1. Field of the Invention
The present invention relates generally to a method of generating a three-dimensional (3D) surface for a virtual display system. More particularly, the invention relates to a method of generating a 3D surface defined by a boundary of a 3D point cloud.
2. Description of the Related Art
Generating complex 3D surfaces is among the more computationally expensive tasks performed by contemporary virtual display systems such as personal computers (PCs) and gaming consoles. For example, a complex 3D surface may be composed of millions of tiny shapes that must be individually rendered in order to generate the surface, and rendering each of the shapes generally requires performing a large number of mathematical operations such as geometric transformations, coordinate transformations, viewing and clipping transformations, lighting, shading, and hidden surface removal, to name but a few. Because of the high computational cost associated with generating complex 3D surfaces, more efficient ways to perform 3D surface generation are constantly sought after.
One particular area where improved surface rendering techniques are needed is in real-time virtual display environments.

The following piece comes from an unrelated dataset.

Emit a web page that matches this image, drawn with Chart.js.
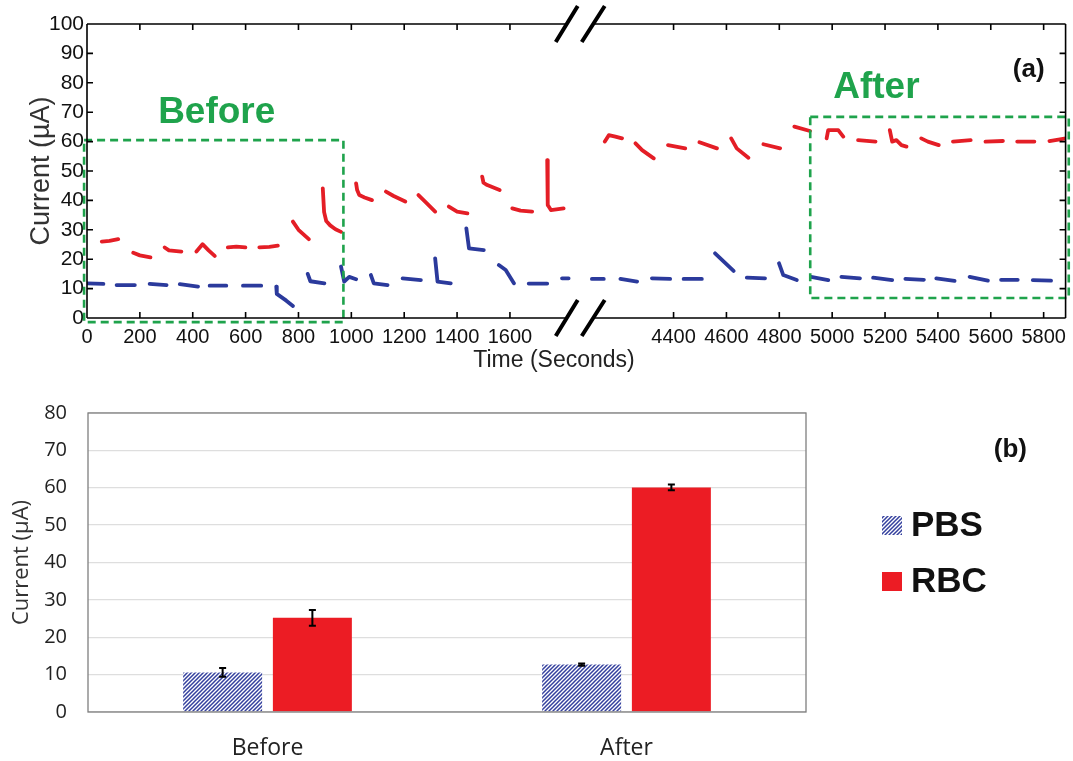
<!DOCTYPE html>
<html><head><meta charset="utf-8">
<script src="https://cdn.jsdelivr.net/npm/chart.js@4"></script>
<style>
html,body{margin:0;padding:0;background:#fff;overflow:hidden;}
#wrapA{position:absolute;left:0;top:0;width:1073px;height:380px;}
#wrapB{position:absolute;left:0;top:380px;width:1073px;height:381px;}
</style></head><body>
<div id="wrapA"><canvas id="chartA"></canvas></div>
<div id="wrapB"><canvas id="chartB"></canvas></div>
<script>
// ---------- Panel (a): time traces (null separates recorded segments) ----------
const rbcTime = [56,85,118,null, 175,200,240,null, 294,310,357,null, 414,437,460,483,null,
  533,565,599,null, 652,690,722,null, 779,800,839,null, 892,897,905,920,940,961,null,
  1018,1022,1030,1050,1078,null, 1131,1160,1204,null, 1254,1280,1317,null, 1369,1400,1439,null,
  1495,1500,1514,1561,null, 1609,1640,1684,null, 1741,1743,1755,1803,null,
  4140,4155,4180,4205,null, 4256,4281,4325,null, 4379,4444,null, 4498,4564,null,
  4618,4639,4683,null, 4740,4803,null, 4857,4916,null, 4979,4985,5023,5042,null,
  5098,5164,null, 5218,5227,5243,5262,5281,null, 5337,5362,5403,null, 5457,5524,null,
  5580,5646,null, 5700,5765,null, 5822,5884];
const rbcCurrent = [26.0,26.2,26.8,null, 22.2,21.3,20.6,null, 24.0,23.0,22.6,null, 22.6,25.1,23.0,21.1,null,
  24.0,24.3,24.0,null, 24.0,24.2,24.6,null, 32.8,30.0,26.8,null, 44.1,36.0,33.0,31.5,30.2,29.3,null,
  45.8,43.5,41.8,41.0,40.1,null, 43.0,41.5,39.6,null, 41.8,39.5,36.2,null, 37.9,36.2,35.6,null,
  48.1,46.0,45.2,43.5,null, 37.3,36.5,36.2,null, 53.7,38.4,36.7,37.3,null,
  60.0,62.2,61.7,61.1,null, 59.4,57.1,54.3,null, 58.8,57.7,null, 59.8,57.7,null,
  61.1,57.7,54.5,null, 59.1,57.7,null, 65.1,63.6,null, 61.1,63.9,63.9,61.7,null,
  60.5,60.0,null, 63.9,60.0,60.5,58.8,58.3,null, 61.1,60.0,58.8,null, 60.0,60.5,null,
  60.0,60.2,null, 60.0,60.0,null, 60.2,61.1];

const pbsTime = [0,62,null, 112,181,null, 237,301,null, 351,420,null, 464,527,null, 590,659,null,
  716,718,754,779,null, 835,845,898,null, 961,973,992,1018,null, 1074,1085,1137,null,
  1194,1263,null, 1317,1326,1376,null, 1435,1445,1501,null, 1558,1584,1615,null,
  1671,1741,null, 1797,1822,null, 4091,4136,null, 4199,4262,null, 4318,4387,null,
  4438,4507,null, 4557,4627,null, 4677,4746,null, 4799,4815,4866,null, 4920,4985,null,
  5035,5105,null, 5155,5227,null, 5277,5347,null, 5394,5463,null, 5520,5589,null,
  5639,5702,null, 5759,5828];
const pbsCurrent = [11.8,11.6,null, 11.2,11.2,null, 11.6,11.2,null, 11.5,10.7,null, 11.0,11.0,null, 11.0,11.0,null,
  10.7,8.2,5.9,4.1,null, 15.0,12.5,11.8,null, 17.5,12.4,14.0,13.2,null, 14.6,11.8,11.2,null,
  13.5,12.9,null, 20.3,12.4,11.8,null, 30.5,23.7,23.1,null, 18.0,16.3,11.8,null,
  11.7,11.7,null, 13.5,13.5,null, 13.3,13.3,null, 13.3,12.4,null, 13.5,13.3,null,
  13.3,13.3,null, 22.0,16.0,null, 13.7,13.5,null, 18.6,14.6,12.9,null, 14.0,12.9,null,
  14.0,13.5,null, 13.7,12.9,null, 13.3,13.0,null, 13.5,12.6,null, 14.0,12.7,null,
  13.0,13.0,null, 12.9,12.7];

const timeTicks = [0,200,400,600,800,1000,1200,1400,1600,4400,4600,4800,5000,5200,5400,5600,5800];
const currentTicksA = [0,10,20,30,40,50,60,70,80,90,100];
// broken time axis: shown ranges [0, 1864] and [4045, 5883] s
const axisBreak = [1864, 4045];
const timeRange = [0, 5883];
// highlighted windows: [t0, t1, i0, i1]
const beforeWindow = [-11, 970, -1.4, 60.5];
const afterWindow = [4917, 5895, 6.8, 68.4];

// ---------- Panel (b): mean current ----------
const groups = ['Before', 'After'];
const pbsMean = [10.6, 12.7];
const pbsErr = [1.2, 0.3];
const rbcMean = [25.2, 60.1];
const rbcErr = [2.1, 0.8];

// ---------- helpers ----------
const GAP = axisBreak[1] - axisBreak[0];
const compress = t => t <= axisBreak[0] ? t : t - GAP;
const expand = v => v <= axisBreak[0] + 1e-6 ? v : v + GAP;
function buildPoints(ts, ys){
  const out = []; let last = 0;
  for (let i = 0; i < ts.length; i++){
    if (ts[i] === null){ out.push({x: compress(last), y: null}); continue; }
    last = ts[i]; out.push({x: compress(ts[i]), y: ys[i]});
  }
  return out;
}
const RED = '#e41e26', BLUE = '#2b3a9c', GREEN = '#1fa34c';
const SANS = '"Liberation Sans", Arial, sans-serif';

// ---------- Chart (a) ----------
const decorA = {
  id: 'decorA',
  afterDatasetsDraw(chart){
    const {ctx, scales: {x, y}} = chart;
    ctx.save();
    ctx.strokeStyle = GREEN; ctx.lineWidth = 2.6; ctx.setLineDash([8, 5]);
    [beforeWindow, afterWindow].forEach(w => {
      const x0 = x.getPixelForValue(compress(w[0])), x1 = x.getPixelForValue(compress(w[1]));
      const y0 = y.getPixelForValue(w[2]), y1 = y.getPixelForValue(w[3]);
      ctx.strokeRect(x0, y1, x1 - x0, y0 - y1);
    });
    ctx.restore();
  },
  afterDraw(chart){
    const {ctx, chartArea: a, scales: {x, y}} = chart;
    ctx.save();
    const bx = x.getPixelForValue(axisBreak[0]);
    ctx.strokeStyle = '#000'; ctx.lineWidth = 1.6; ctx.setLineDash([]);
    ctx.beginPath();
    [a.top, a.bottom].forEach(yy => {
      ctx.moveTo(a.left, yy); ctx.lineTo(bx - 13, yy);
      ctx.moveTo(bx + 13, yy); ctx.lineTo(a.right, yy);
    });
    ctx.moveTo(a.left, a.top); ctx.lineTo(a.left, a.bottom);
    ctx.moveTo(a.right, a.top); ctx.lineTo(a.right, a.bottom);
    x.ticks.forEach(t => {
      const px = x.getPixelForValue(t.value);
      ctx.moveTo(px, a.bottom); ctx.lineTo(px, a.bottom - 6);
      ctx.moveTo(px, a.top); ctx.lineTo(px, a.top + 6);
    });
    y.ticks.forEach(t => {
      const py = y.getPixelForValue(t.value);
      ctx.moveTo(a.left, py); ctx.lineTo(a.left + 6, py);
      ctx.moveTo(a.right, py); ctx.lineTo(a.right - 6, py);
    });
    ctx.stroke();
    // break marks
    ctx.lineWidth = 4;
    ctx.beginPath();
    [a.top, a.bottom].forEach(yy => {
      ctx.moveTo(bx - 24, yy + 18); ctx.lineTo(bx - 2, yy - 18);
      ctx.moveTo(bx + 2, yy + 18); ctx.lineTo(bx + 25, yy - 18);
    });
    ctx.stroke();
    // labels
    ctx.fillStyle = GREEN;
    ctx.font = 'bold 37px ' + SANS;
    ctx.textBaseline = 'alphabetic';
    ctx.textAlign = 'center';
    const bxc = (x.getPixelForValue(compress(beforeWindow[0])) + x.getPixelForValue(compress(beforeWindow[1]))) / 2;
    ctx.fillText('Before', bxc + 3, y.getPixelForValue(beforeWindow[3]) - 17);
    ctx.textAlign = 'left';
    ctx.fillText('After', x.getPixelForValue(compress(afterWindow[0])) + 23, y.getPixelForValue(afterWindow[3]) - 19);
    ctx.fillStyle = '#111';
    ctx.font = 'bold 26px ' + SANS;
    ctx.textAlign = 'right';
    ctx.fillText('(a)', a.right - 21, a.top + 53);
    ctx.font = '23px ' + SANS;
    ctx.textAlign = 'center'; ctx.textBaseline = 'middle';
    ctx.fillStyle = '#222';
    ctx.fillText('Time (Seconds)', 554, 361);
    ctx.restore();
  }
};

new Chart(document.getElementById('chartA'), {
  type: 'line',
  data: {
    datasets: [
      {label: 'RBC', data: buildPoints(rbcTime, rbcCurrent), borderColor: RED, borderWidth: 3.8,
       pointRadius: 0, spanGaps: false, tension: 0, borderCapStyle: 'round', borderJoinStyle: 'round'},
      {label: 'PBS', data: buildPoints(pbsTime, pbsCurrent), borderColor: BLUE, borderWidth: 3.8,
       pointRadius: 0, spanGaps: false, tension: 0, borderCapStyle: 'round', borderJoinStyle: 'round'}
    ]
  },
  options: {
    responsive: true, maintainAspectRatio: false, animation: false,
    layout: {padding: {top: 24, right: 5, left: 0, bottom: 0}},
    plugins: {legend: {display: false}, tooltip: {enabled: false}},
    scales: {
      x: {
        type: 'linear', min: compress(timeRange[0]), max: compress(timeRange[1]),
        grid: {display: false, drawTicks: false}, border: {display: false},
        afterBuildTicks: s => { s.ticks = timeTicks.map(t => ({value: compress(t)})); },
        afterFit: s => { s.height = 62; },
        ticks: {autoSkip: false, maxRotation: 0, padding: 7, color: '#111', font: {family: SANS, size: 20},
                callback: v => String(Math.round(expand(v)))}
      },
      y: {
        min: 0, max: 100,
        grid: {display: false, drawTicks: false}, border: {display: false},
        afterBuildTicks: s => { s.ticks = currentTicksA.map(v => ({value: v})); },
        afterFit: s => { s.width = 87; },
        ticks: {padding: 3, color: '#111', font: {family: SANS, size: 21}},
        title: {display: true, text: 'Current (\u00b5A)', color: '#333', padding: {top: 25, bottom: 0},
                font: {family: SANS, size: 27}}
      }
    }
  },
  plugins: [decorA]
});

// ---------- Chart (b) ----------
function makeHatch(color){
  const c = document.createElement('canvas'); c.width = 4; c.height = 4;
  const g = c.getContext('2d');
  g.fillStyle = '#fff'; g.fillRect(0, 0, 4, 4);
  g.strokeStyle = color; g.lineWidth = 1.5;
  g.beginPath();
  g.moveTo(-1, 5); g.lineTo(5, -1);
  g.moveTo(-1, 1); g.lineTo(1, -1);
  g.moveTo(3, 5); g.lineTo(5, 3);
  g.stroke();
  return g.createPattern(c, 'repeat');
}
const HATCH_COLOR = '#34409e';
const hatch = makeHatch(HATCH_COLOR);
const BAR_RED = '#ec1c24';
const OPEN = '"Open Sans", sans-serif';

const decorB = {
  id: 'decorB',
  afterDatasetsDraw(chart){
    const {ctx, chartArea: a, scales: {y}} = chart;
    ctx.save();
    const errs = [pbsErr, rbcErr];
    ctx.strokeStyle = '#000'; ctx.lineWidth = 2;
    chart.data.datasets.forEach((ds, di) => {
      chart.getDatasetMeta(di).data.forEach((bar, i) => {
        const v = ds.data[i], e = errs[di][i];
        const yt = y.getPixelForValue(v + e), yb = y.getPixelForValue(v - e);
        ctx.beginPath();
        ctx.moveTo(bar.x, yt); ctx.lineTo(bar.x, yb);
        ctx.moveTo(bar.x - 3.5, yt); ctx.lineTo(bar.x + 3.5, yt);
        ctx.moveTo(bar.x - 3.5, yb); ctx.lineTo(bar.x + 3.5, yb);
        ctx.stroke();
      });
    });
    // frame
    ctx.strokeStyle = '#7f7f7f'; ctx.lineWidth = 1.3;
    ctx.strokeRect(a.left, a.top, a.right - a.left, a.bottom - a.top);
    // legend
    const lx = a.right + 76;
    chart.data.datasets.forEach((ds, di) => {
      const cy = a.top + 112 + di * 56;
      ctx.fillStyle = ds.backgroundColor;
      ctx.fillRect(lx, cy - 9, 20, 19);
      ctx.fillStyle = '#111';
      ctx.font = 'bold 35px ' + SANS;
      ctx.textAlign = 'left'; ctx.textBaseline = 'middle';
      ctx.fillText(ds.label, lx + 29, cy + 1);
    });
    ctx.font = 'bold 26px ' + SANS;
    ctx.textAlign = 'right'; ctx.textBaseline = 'middle';
    ctx.fillText('(b)', a.right + 221, a.top + 37);
    ctx.restore();
  }
};

new Chart(document.getElementById('chartB'), {
  type: 'bar',
  data: {
    labels: groups,
    datasets: [
      {label: 'PBS', data: pbsMean, backgroundColor: hatch, borderWidth: 0,
       categoryPercentage: 0.5, barPercentage: 0.88},
      {label: 'RBC', data: rbcMean, backgroundColor: BAR_RED, borderWidth: 0,
       categoryPercentage: 0.5, barPercentage: 0.88}
    ]
  },
  options: {
    responsive: true, maintainAspectRatio: false, animation: false,
    layout: {padding: {top: 33, right: 267, left: 0, bottom: 0}},
    plugins: {legend: {display: false}, tooltip: {enabled: false}},
    scales: {
      x: {
        grid: {display: false, drawTicks: false}, border: {display: false},
        afterFit: s => { s.height = 49; },
        ticks: {padding: 23, color: '#222', font: {family: OPEN, size: 23}}
      },
      y: {
        min: 0, max: 80,
        grid: {color: '#dedede', lineWidth: 1.3, drawTicks: false}, border: {display: false},
        afterFit: s => { s.width = 88; },
        ticks: {stepSize: 10, padding: 21, color: '#222', font: {family: OPEN, size: 20}},
        title: {display: true, text: 'Current (\u00b5A)', color: '#333', padding: {top: 9, bottom: 0},
                font: {family: OPEN, size: 22}}
      }
    }
  },
  plugins: [decorB]
});
</script></body></html>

In order to produce a realistically animated real-time display, surfaces typically need to be rendered at a rate of at least 25 frames per second. Unfortunately, the frame rate generally places a practical limitation on the complexity of surfaces that can be rendered. However, as the efficiency of rendering algorithms increases, the complexity of surfaces that can be rendered within a given frame rate increases accordingly.
One type of complex 3D surface that arises in real-time virtual display environments are surfaces defined by boundaries of 3D point clouds. The 3D point cloud may represent, for example, a collection of independent particles such as those constituting a fluid. The boundary of the particle collection is rendered to give the appearance of the surface of the fluid.
Perhaps the most popular way of rendering 3D surfaces defined by boundaries of 3D point clouds is a technique known as Marching Cubes. The Marching Cubes technique is well known, and hence a lengthy discussion thereof is not provided herein. Briefly, the Marching Cubes technique is performed by defining a 3D grid of cubes encompassing a 3D point cloud. Each of the cubes is then “marched through” and corners of the cubes are individually tested to determine whether they are inside or outside of a boundary of the 3D point cloud. Each cube is then replaced with an appropriate polygon depending on which of the cube's corners are inside and outside of the boundary.
The Marching Cubes technique has at least two problems when it comes to generating surfaces in a real-time display environment. The first problem is that it marches through the cubes in a view independent manner. Because many of the cubes may not actually be visible to a viewer in the display environment, compute cycles are unnecessary wasted by marching through the non-visible cubes. The second problem with the Marching Cubes technique is that it marches through a 3D dataset, even though the 3D surface produced thereby is generally rendered in 2D. This also adds unnecessary computational cost to generating the 3D surface.
Methods operating in screen space, e.g., ray tracing and point splatting, overcome these problems by rendering the 3D surface in a strictly view dependent manner. For example, in ray tracing, a ray is cast into a scene from each pixel in a display. The rays are then traced along reflected and refracted directions to yield scene details from the perspective of each pixel.
Unfortunately, the performance of screen space approaches such as ray tracing and point splatting tend to be even slower than that of the Marching Cubes technique. One reason is because these screen space approaches fail to make use of specialized graphics acceleration hardware such as the triangle rendering pipeline included in most contemporary virtual display systems.
Embodiments of the present invention overcome at least the above limitations of conventional approaches to provide more efficient ways of generating 3D surfaces defined by boundaries of 3D point clouds.